A review by danilanglie
The Shelters of Stone by Jean M. Auel

1.0

Whyyyyyy. Actually this book is a slight, slight improvement over the previous one, because at least there are more people around, which prevents a bit of the boredom of spending a whole novel with just Ayla and Jondalar, the two most boringly perfect protagonists ever. But saying that this is better than Book Four is not saying much at all, and this atrocity still gets one star from me.

More repetition. Ayla tells her back story to everybody she meets, and we get to hear it all like five or six times in this novel alone. Not to mention the fact that we already experienced the whole thing in excruciating detail over the last four novels! Also, everybody in Jondalar's family has these infuriatingly long name with all of these titles that they have to say during formal introductions. In a normal book, you might say all of these titles once, and then just say "so-and-so and so-and-so were introduced formally" whenever you needed that to happen again for the plot.
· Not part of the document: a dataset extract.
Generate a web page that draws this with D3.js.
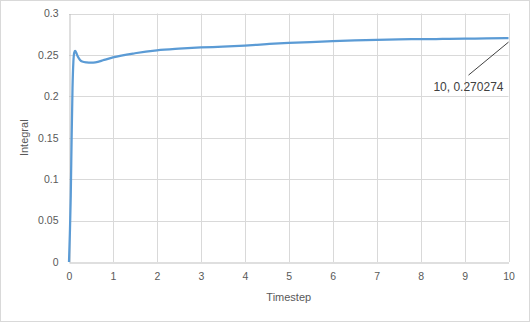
<!DOCTYPE html>
<html>
<head>
<meta charset="utf-8">
<script src="https://cdn.jsdelivr.net/npm/d3@7"></script>
<style>
  body { margin: 0; background: #fff; }
  svg { display: block; font-family: "Liberation Sans", Arial, sans-serif; }
  .tick text { fill: #595959; font-size: 10.5px; }
</style>
</head>
<body>
<svg id="chart" width="530" height="322"></svg>
<script>
// timestep vs integral
var timesteps = [0, 0.02, 0.04, 0.06, 0.08, 0.1, 0.12, 0.14, 0.17, 0.2, 0.25, 0.3, 0.4, 0.5, 0.6, 0.8,
  1, 1.5, 2, 2.5, 3, 3.5, 4, 4.5, 5, 5.5, 6, 6.5, 7, 7.5, 8, 8.5, 9, 9.5, 10];
var integral = [0, 0.035, 0.08, 0.15, 0.21, 0.242, 0.253, 0.255, 0.252, 0.248, 0.244, 0.242, 0.241, 0.2407, 0.241, 0.244,
  0.247, 0.252, 0.2555, 0.2575, 0.259, 0.26, 0.2613, 0.263, 0.2645, 0.2655, 0.2665, 0.2675, 0.2683, 0.2688, 0.269, 0.2693, 0.2696, 0.27, 0.270274];
var xTicks = [0, 1, 2, 3, 4, 5, 6, 7, 8, 9, 10];
var yTicks = [0, 0.05, 0.1, 0.15, 0.2, 0.25, 0.3];
var lastLabel = "10, 0.270274";

var svg = d3.select("#chart");
var W = 530, H = 322;
var m = {left: 69, right: 21.5, top: 13.5, bottom: 60};

svg.append("rect").attr("x", 0.5).attr("y", 0.5).attr("width", W - 1).attr("height", H - 1)
  .attr("fill", "#fff").attr("stroke", "#d9d9d9");

var x = d3.scaleLinear().domain([0, 10]).range([m.left, W - m.right]);
var y = d3.scaleLinear().domain([0, 0.3]).range([H - m.bottom, m.top]);

// grid
svg.append("g").selectAll("line").data(yTicks.slice(1)).enter().append("line")
  .attr("x1", x(0)).attr("x2", x(10))
  .attr("y1", function(d) { return Math.round(y(d)) + 0.5; })
  .attr("y2", function(d) { return Math.round(y(d)) + 0.5; })
  .attr("stroke", "#d9d9d9");
svg.append("g").selectAll("line").data(xTicks.slice(1)).enter().append("line")
  .attr("y1", y(0)).attr("y2", y(0.3))
  .attr("x1", function(d) { return Math.round(x(d)) + 0.5; })
  .attr("x2", function(d) { return Math.round(x(d)) + 0.5; })
  .attr("stroke", "#d9d9d9");

// axes
var xAxis = svg.append("g").attr("transform", "translate(0," + (Math.round(y(0)) + 0.5) + ")")
  .call(d3.axisBottom(x).tickValues(xTicks).tickSize(0).tickPadding(10).tickFormat(d3.format("d")));
xAxis.select(".domain").attr("stroke", "#bfbfbf");

var yAxis = svg.append("g").attr("transform", "translate(" + (Math.round(x(0)) + 0.5) + ",0)")
  .call(d3.axisLeft(y).tickValues(yTicks).tickSize(0).tickPadding(11).tickFormat(function(d) { return d3.format("")(+d.toFixed(2)); }));
yAxis.select(".domain").attr("stroke", "#bfbfbf");

// titles
svg.append("text").attr("x", (x(0) + x(10)) / 2).attr("y", 301).attr("text-anchor", "middle")
  .attr("fill", "#595959").attr("font-size", "11px").text("Timestep");
svg.append("text").attr("transform", "translate(28," + ((y(0) + y(0.3)) / 2) + ") rotate(-90)")
  .attr("text-anchor", "middle").attr("fill", "#595959").attr("font-size", "11px").text("Integral");

// series
var line = d3.line().x(function(d, i) { return x(timesteps[i]); }).y(function(d) { return y(d); })
  .curve(d3.curveMonotoneX);
svg.append("path").datum(integral).attr("d", line)
  .attr("fill", "none").attr("stroke", "#5b9bd5").attr("stroke-width", 2.25).attr("stroke-linejoin", "round");

// data label for last point
var lx = x(10), ly = y(integral[integral.length - 1]);
svg.append("line").attr("x1", lx).attr("y1", ly + 4).attr("x2", lx - 40).attr("y2", ly + 37)
  .attr("stroke", "#000").attr("stroke-width", 0.75);
svg.append("text").attr("x", lx - 5).attr("y", ly + 53).attr("text-anchor", "end")
  .attr("fill", "#404040").attr("font-size", "12px").text(lastLabel);
</script>
</body>
</html>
But no. We get the full fuckin' list of titles over and over and over again and my brain nearly exploded.

Ayla is perfect. She's beautiful, she's nice, she's intelligent, and almost everybody loves her instantly. The few people who don't like her only dislike her because either a) they are jealous of how awesome she is, or b) they want her for themselves and they are jealous that Jondalar gets to have her. Whenever anybody tries to harm her, their attempts fail instantly and Ayla gets the upper hand without trying.

The sex scenes are still painfully horrible. Luckily there aren't too many.

That's all I have to say. What a freakin' joke of a novel.